▸ **Stated problem**: Gather every line in the records below that contains the word "this".

▸ **Provided data**:
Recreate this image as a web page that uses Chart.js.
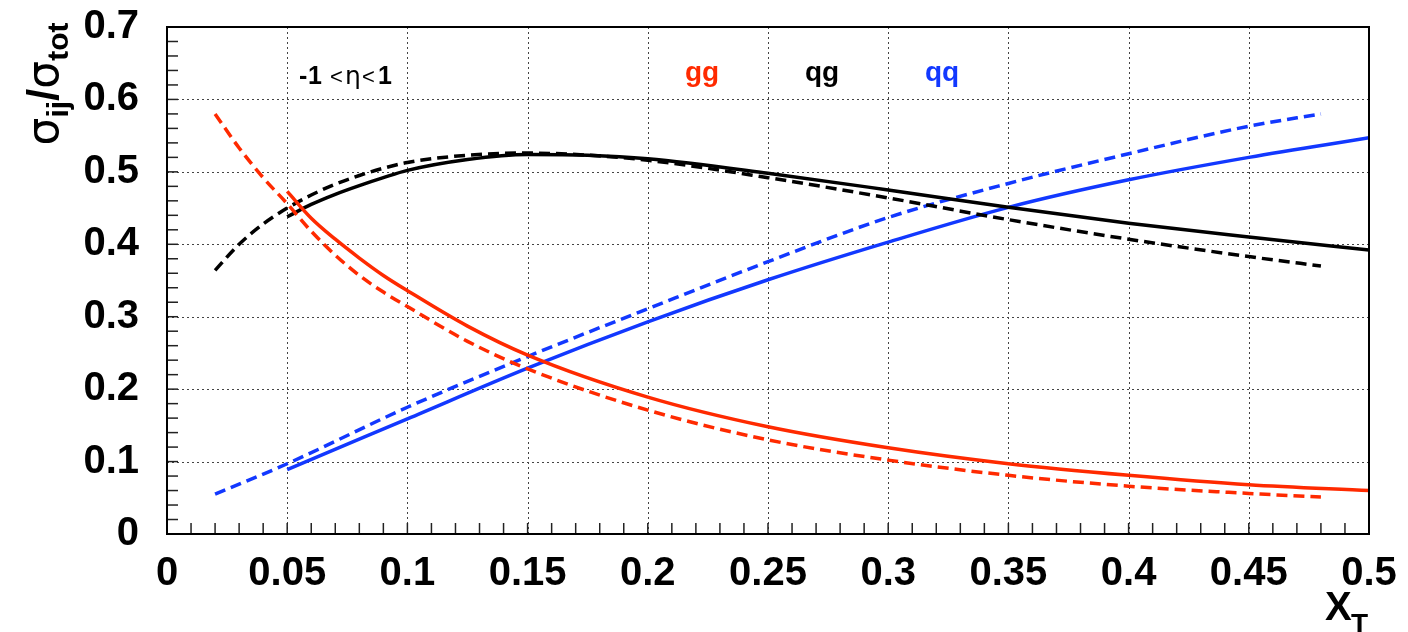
<!DOCTYPE html>
<html><head><meta charset="utf-8">
<script src="https://cdn.jsdelivr.net/npm/chart.js@4.4.0/dist/chart.umd.min.js"></script>
<style>html,body{margin:0;padding:0;background:#fff;overflow:hidden}#wrap{width:1408px;height:632px}</style>
</head><body><div id="wrap"><canvas id="c" width="1408" height="632"></canvas></div>
<script>
// ---- tick labels ----
const xTickLabels = ['0','0.05','0.1','0.15','0.2','0.25','0.3','0.35','0.4','0.45','0.5'];
const yTickLabels = ['0','0.1','0.2','0.3','0.4','0.5','0.6','0.7'];

// ---- series: gg (red) ----
const ggSolidX  = [0.05,0.06,0.07,0.08,0.09,0.10,0.125,0.15,0.20,0.25,0.30,0.35,0.40,0.45,0.50];
const ggSolidY  = [0.473,0.436,0.407,0.381,0.357,0.336,0.287,0.247,0.189,0.148,0.119,0.097,0.081,0.068,0.060];
const ggDashX   = [0.02,0.03,0.04,0.05,0.06,0.07,0.08,0.09,0.10,0.125,0.15,0.20,0.25,0.30,0.35,0.40,0.45,0.48];
const ggDashY   = [0.580,0.533,0.492,0.456,0.418,0.385,0.357,0.334,0.314,0.266,0.228,0.171,0.130,0.102,0.081,0.066,0.056,0.051];
// ---- series: qg (black) ----
const qgSolidX  = [0.05,0.06,0.07,0.08,0.09,0.10,0.125,0.15,0.175,0.20,0.25,0.30,0.35,0.40,0.45,0.50];
const qgSolidY  = [0.438,0.455,0.469,0.481,0.492,0.502,0.517,0.524,0.523,0.518,0.498,0.475,0.451,0.429,0.410,0.392];
const qgDashX   = [0.02,0.03,0.04,0.05,0.06,0.07,0.08,0.09,0.10,0.125,0.15,0.175,0.20,0.25,0.30,0.35,0.40,0.45,0.48];
const qgDashY   = [0.364,0.400,0.428,0.450,0.468,0.483,0.495,0.505,0.513,0.523,0.526,0.523,0.516,0.492,0.464,0.434,0.407,0.383,0.370];
// ---- series: qq (blue) ----
const qqSolidX  = [0.05,0.10,0.15,0.20,0.25,0.30,0.35,0.40,0.45,0.50];
const qqSolidY  = [0.089,0.159,0.229,0.293,0.351,0.403,0.451,0.489,0.520,0.547];
const qqDashX   = [0.02,0.05,0.10,0.15,0.20,0.25,0.30,0.35,0.40,0.45,0.48];
const qqDashY   = [0.055,0.097,0.175,0.245,0.311,0.376,0.437,0.484,0.525,0.563,0.580];

const RED = '#ff2a00', BLUE = '#1238ff', BLACK = '#000000';
const pts = (xs, ys) => xs.map((x, i) => ({x, y: ys[i]}));
function ds(xs, ys, color, dashed) {
  return {data: pts(xs, ys), borderColor: color, borderWidth: 3.5, borderDash: dashed ? [11, 6] : [],
    pointRadius: 0, fill: false, cubicInterpolationMode: 'monotone', borderCapStyle: 'butt'};
}

const frame = {
  id: 'frame',
  beforeDraw(chart) {
    const c = chart.ctx; c.save(); c.fillStyle = '#fff'; c.fillRect(0, 0, chart.width, chart.height); c.restore();
  },
  beforeDatasetsDraw(chart) {
    const c = chart.ctx, a = chart.chartArea, xs = chart.scales.x, ys = chart.scales.y;
    c.save();
    c.strokeStyle = '#444'; c.lineWidth = 1; c.setLineDash([2, 3]);
    for (let i = 1; i < xTickLabels.length - 1; i++) {
      const px = Math.round(xs.getPixelForValue(i * 0.05)) + 0.5;
      c.beginPath(); c.moveTo(px, a.top); c.lineTo(px, a.bottom); c.stroke();
    }
    for (let i = 1; i < yTickLabels.length - 1; i++) {
      const py = Math.round(ys.getPixelForValue(i * 0.1)) + 0.5;
      c.beginPath(); c.moveTo(a.left, py); c.lineTo(a.right, py); c.stroke();
    }
    c.setLineDash([]);
    // minor/major ticks (inward)
    c.strokeStyle = '#222'; c.lineWidth = 1.5;
    for (let k = 1; k < 50; k++) {
      const px = xs.getPixelForValue(k * 0.01);
      c.beginPath(); c.moveTo(px, a.bottom); c.lineTo(px, a.bottom - 11); c.stroke();
    }
    for (let k = 1; k < 35; k++) {
      const py = ys.getPixelForValue(k * 0.02);
      c.beginPath(); c.moveTo(a.left, py); c.lineTo(a.left + 11, py); c.stroke();
    }
    c.restore();
  },
  afterDraw(chart) {
    const c = chart.ctx, a = chart.chartArea;
    c.save();
    c.strokeStyle = '#000'; c.lineWidth = 2;
    c.strokeRect(a.left, a.top, a.right - a.left, a.bottom - a.top);
    // labels gg qg qq
    c.textBaseline = 'alphabetic'; c.textAlign = 'center';
    c.font = 'bold 28px "Liberation Sans"';
    c.fillStyle = RED; c.fillText('gg', 702, 81);
    c.fillStyle = BLACK; c.fillText('qg', 822, 81);
    c.fillStyle = BLUE; c.fillText('qq', 942, 81);
    // -1<eta<1
    c.textAlign = 'left'; c.fillStyle = '#000';
    const eta = [['-', 'bold 25px "Liberation Sans"', 299], ['1', 'bold 25px "Liberation Sans"', 308],
                 ['<', '22px "Liberation Sans"', 330], ['\u03B7', '25px "DejaVu Sans"', 345],
                 ['<', '22px "Liberation Sans"', 362], ['1', 'bold 25px "Liberation Sans"', 378]];
    for (const [t, f, x] of eta) { c.font = f; c.fillText(t, x, 84); }
    // x title X_T
    c.font = 'bold 40px "Liberation Sans"'; c.fillText('X', 1325, 620);
    c.font = 'bold 28px "Liberation Sans"'; c.fillText('T', 1351, 633);
    // y title sigma_ij / sigma_tot (rotated)
    const pieces = [['\u03C3', '44px "DejaVu Sans"', 0], ['ij', 'bold 30px "Liberation Sans"', 10],
                    ['/', 'bold 44px "Liberation Sans"', 0], ['\u03C3', '44px "DejaVu Sans"', 0],
                    ['tot', 'bold 30px "Liberation Sans"', 10]];
    let total = 0;
    for (const p of pieces) { c.font = p[1]; total += c.measureText(p[0]).width; }
    c.translate(58, 84 + total / 2); c.rotate(-Math.PI / 2);
    let xo = 0;
    for (const p of pieces) { c.font = p[1]; c.fillText(p[0], xo, p[2]); xo += c.measureText(p[0]).width; }
    c.restore();
  }
};

const tickFont = {family: 'Liberation Sans', size: 40, weight: 'bold'};
new Chart(document.getElementById('c'), {
  type: 'line',
  data: {datasets: [
    ds(ggDashX, ggDashY, RED, true), ds(ggSolidX, ggSolidY, RED, false),
    ds(qgDashX, qgDashY, BLACK, true), ds(qgSolidX, qgSolidY, BLACK, false),
    ds(qqDashX, qqDashY, BLUE, true), ds(qqSolidX, qqSolidY, BLUE, false)
  ]},
  options: {
    responsive: false, animation: false, devicePixelRatio: 1,
    layout: {padding: {top: 27, right: 39, left: 0, bottom: 0}},
    plugins: {legend: {display: false}, tooltip: {enabled: false}},
    scales: {
      x: {type: 'linear', min: 0, max: 0.5, position: 'bottom',
        grid: {display: false}, border: {display: false},
        ticks: {stepSize: 0.05, autoSkip: false, maxRotation: 0, color: '#000', font: tickFont, padding: 8,
          callback: (v, i) => xTickLabels[i]},
        afterFit: s => { s.height = 98; s.paddingLeft = 0; s.paddingRight = 0; }},
      y: {type: 'linear', min: 0, max: 0.7,
        grid: {display: false}, border: {display: false},
        ticks: {stepSize: 0.1, autoSkip: false, color: '#000', font: tickFont, padding: 20,
          callback: (v, i) => yTickLabels[i]},
        afterFit: s => { s.width = 167; s.paddingTop = 0; s.paddingBottom = 0; }}
    }
  },
  plugins: [frame]
});
</script></body></html>
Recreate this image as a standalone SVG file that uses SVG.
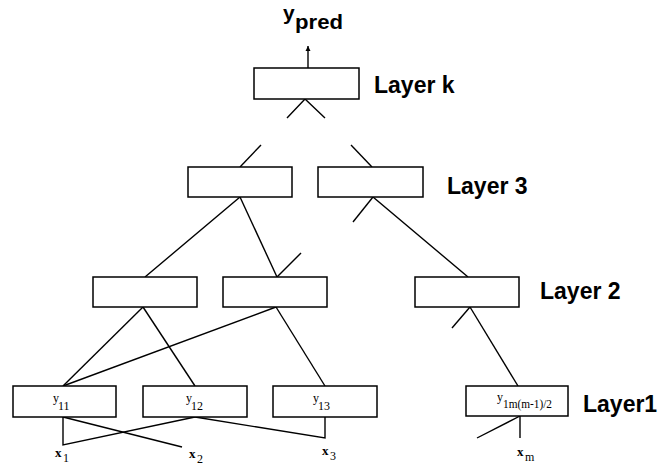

▸ **Correct response**:
Recreate this image as a web page that uses Chart.js.
Recreate this image as a standalone SVG file that uses SVG.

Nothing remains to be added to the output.